◆ **REQUIRED TASK**: Copy the data that follows, character for character, minus the pictures.

=-=-=

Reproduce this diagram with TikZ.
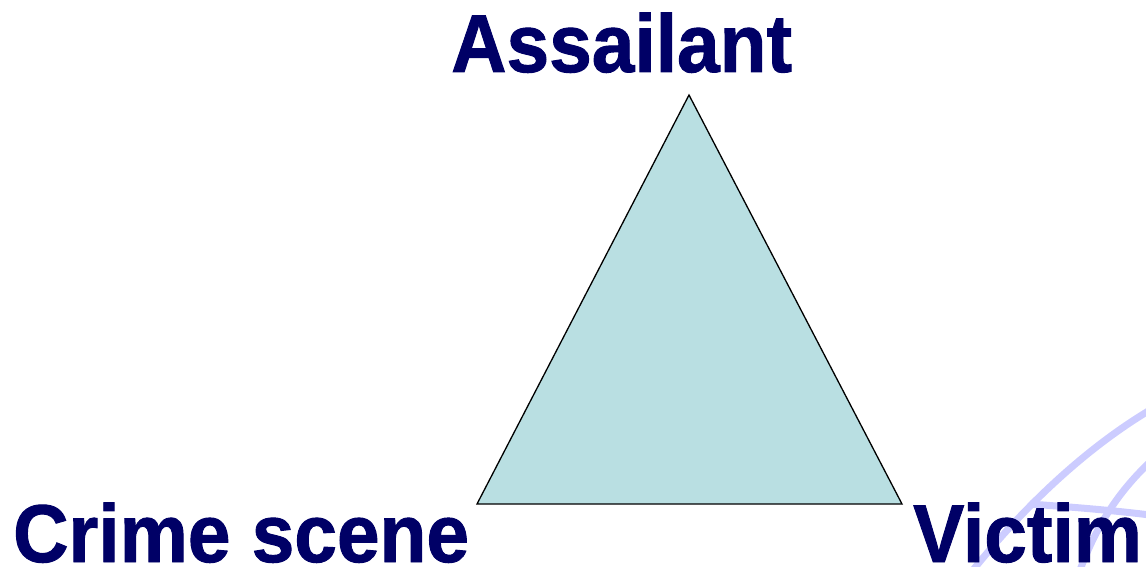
\documentclass[tikz,border=0pt]{standalone}
\usepackage{fontspec}
\setmainfont{Liberation Sans}[BoldFeatures={FakeBold=1.2}]
\definecolor{navy}{HTML}{000066}
\definecolor{teal}{HTML}{B9DFE2}
\definecolor{lav}{HTML}{CCCCFF}
\tikzset{
  lbl/.style={inner sep=0pt, anchor=base west, text=navy, font=\fontsize{82}{90}\selectfont\bfseries, xscale=0.935},
  globe/.style={draw=lav, line width=7pt},
  tri/.style={draw=black, fill=teal, line width=1.3pt, line join=miter}
}
\begin{document}
\begin{tikzpicture}[x=1pt,y=-1pt]
\useasboundingbox (0,0) rectangle (1146,567);
% decorative globe lines
\begin{scope}
\clip (0,0) rectangle (1146,567);
\draw[globe] (973,570) .. controls (1020,512) and (1080,452) .. (1150,410);
\draw[globe] (1080,570) .. controls (1095,530) and (1115,495) .. (1150,462);
\draw[globe] (1030,504) .. controls (1070,507) and (1110,510) .. (1150,515);
\end{scope}
% triangle
\coordinate (A) at (689,95);
\coordinate (C) at (477,504);
\coordinate (V) at (902,504);
\draw[tri] (A) -- (V) -- (C) -- cycle;
% labels
\node[lbl] (assailant) at (451,72) {Assailant};
\node[lbl] (crime) at (13,562) {Crime scene};
\node[lbl] (victim) at (913,562) {Victim};
\end{tikzpicture}
\end{document}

=-=-=

◆ **WORKED SOLUTION**:
Reproduce this diagram with TikZ.
\documentclass[tikz,border=0pt]{standalone}
\usepackage{fontspec}
\setmainfont{Liberation Sans}[BoldFeatures={FakeBold=1.2}]
\definecolor{navy}{HTML}{000066}
\definecolor{teal}{HTML}{B9DFE2}
\definecolor{lav}{HTML}{CCCCFF}
\tikzset{
  lbl/.style={inner sep=0pt, anchor=base west, text=navy, font=\fontsize{82}{90}\selectfont\bfseries, xscale=0.935},
  globe/.style={draw=lav, line width=7pt},
  tri/.style={draw=black, fill=teal, line width=1.3pt, line join=miter}
}
\begin{document}
\begin{tikzpicture}[x=1pt,y=-1pt]
\useasboundingbox (0,0) rectangle (1146,567);
% decorative globe lines
\begin{scope}
\clip (0,0) rectangle (1146,567);
\draw[globe] (973,570) .. controls (1020,512) and (1080,452) .. (1150,410);
\draw[globe] (1080,570) .. controls (1095,530) and (1115,495) .. (1150,462);
\draw[globe] (1030,504) .. controls (1070,507) and (1110,510) .. (1150,515);
\end{scope}
% triangle
\coordinate (A) at (689,95);
\coordinate (C) at (477,504);
\coordinate (V) at (902,504);
\draw[tri] (A) -- (V) -- (C) -- cycle;
% labels
\node[lbl] (assailant) at (451,72) {Assailant};
\node[lbl] (crime) at (13,562) {Crime scene};
\node[lbl] (victim) at (913,562) {Victim};
\end{tikzpicture}
\end{document}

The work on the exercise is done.